The commotion gave Hunter time to steal pepper shakers from the table and hide a candle in the dishwasher. It freed Pat up to hiss at the same neighbor lady as she reached for the butter. I was able to observe all of this while I cut my turkey and brussel sprouts into one-inch squares, then stacked them neatly into color-coded towers.

“Did you guys do something before dinner?” my aunt asked.

“Done something? Whatchu mean, ‘mon?” Rastafarian Shep answered.

“This just in, we’re playing a game. You stay classy, family,” said Ron Burgundy.

“Hiss,” said Pat the cat.

“Oh, that’s funny…” Carol said. “They’re playing like a game of improv.”

Some more amused than others, aunts and uncles began guessing characters. Ron Burgundy, Queen Elizabeth, and Rastafarian Shep were exposed. Pat was revealed as KC, though his persona took longer to guess. His first real words at the table were an apology for hissing at Mrs. Krupsky.

Then something unexpected happened. The loud characters were exposed, so the adults assumed the game was over. Hunter and I didn’t live in New Jersey, so it was reasonable to assume we weren’t in on the gag. We kept on.

Hunter didn’t last long. A bowl of potatoes beneath his seat, he was soon exposed as a hoarder. By that point, he’d made enemies with everyone within arm’s length of his chair.

“Hoarder? I thought he was just being a dick!” Aunt Paige said. “You haven’t said much, Ben. What are you supposed to be?”

I shrugged. Somehow, no one spotted the 1×1 stacks of turkey and carrots on my plate that were beginning to resemble Manhattan’s Upper East Side. It took another fifteen minutes, until the meal was practically over until Uncle Bill noticed.
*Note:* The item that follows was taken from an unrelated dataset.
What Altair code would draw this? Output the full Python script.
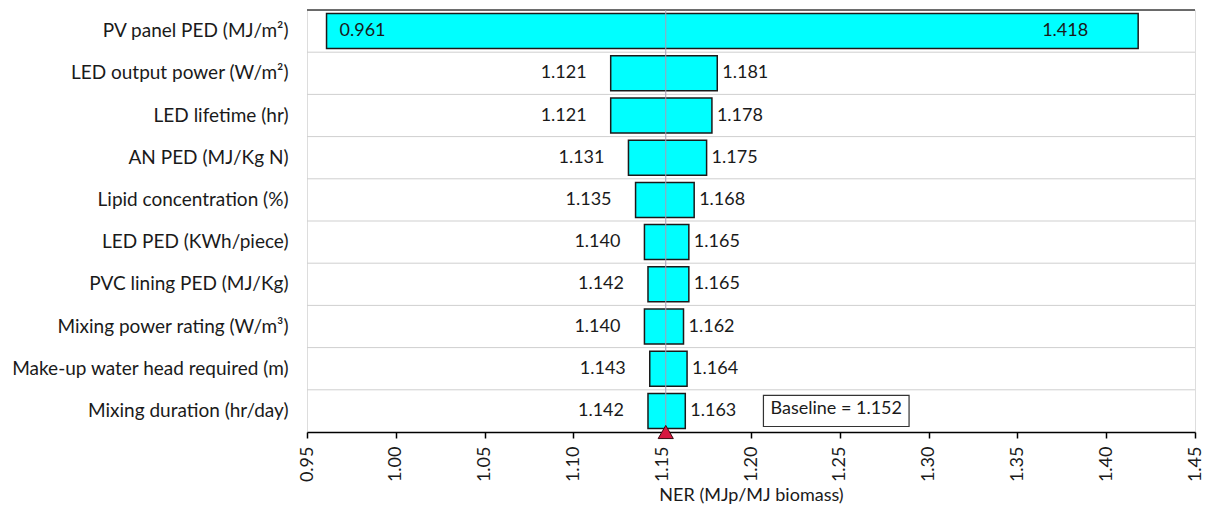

“What the fuck are you doing?”

The table went quiet. Bill was both the best and worst person to discover my artwork. Feigning surprise, I held it together long enough to squeak out a reply.

“What do you mean?” I asked.

“Why are you destroying your food?”

“I don’t know. I just like it that way.”

“Jesus,” said Bill. “Do you have OCD or something?

The final pin had fallen, and my cousins were beaming at my performance. But before anyone could say anything, Aunt Carol stepped in to defend me.

“Why would you say that? What if he does have OCD?” she demanded.

Aunt Carol was Uncle Bill’s political and spiritual opposite. I’d seen them duke it out in Facebook comments before, but never in person.

“Oh, he’s not obsessive-compulsive. He’s just being fucking weird!”

“You should be ashamed of yourself!” Carol fired back. “Ben, do you have OCD?”

“I guess I do,” I said, adjusting my chair to an even more perfect angle.

“I didn’t know that Ben,” my dad said. “Gee, that explains a lot.”

Instead of answering, I deconstructed, then started consuming, my mashed potato diorama of Central Park. True to my character, I had to wait for the perfect moment.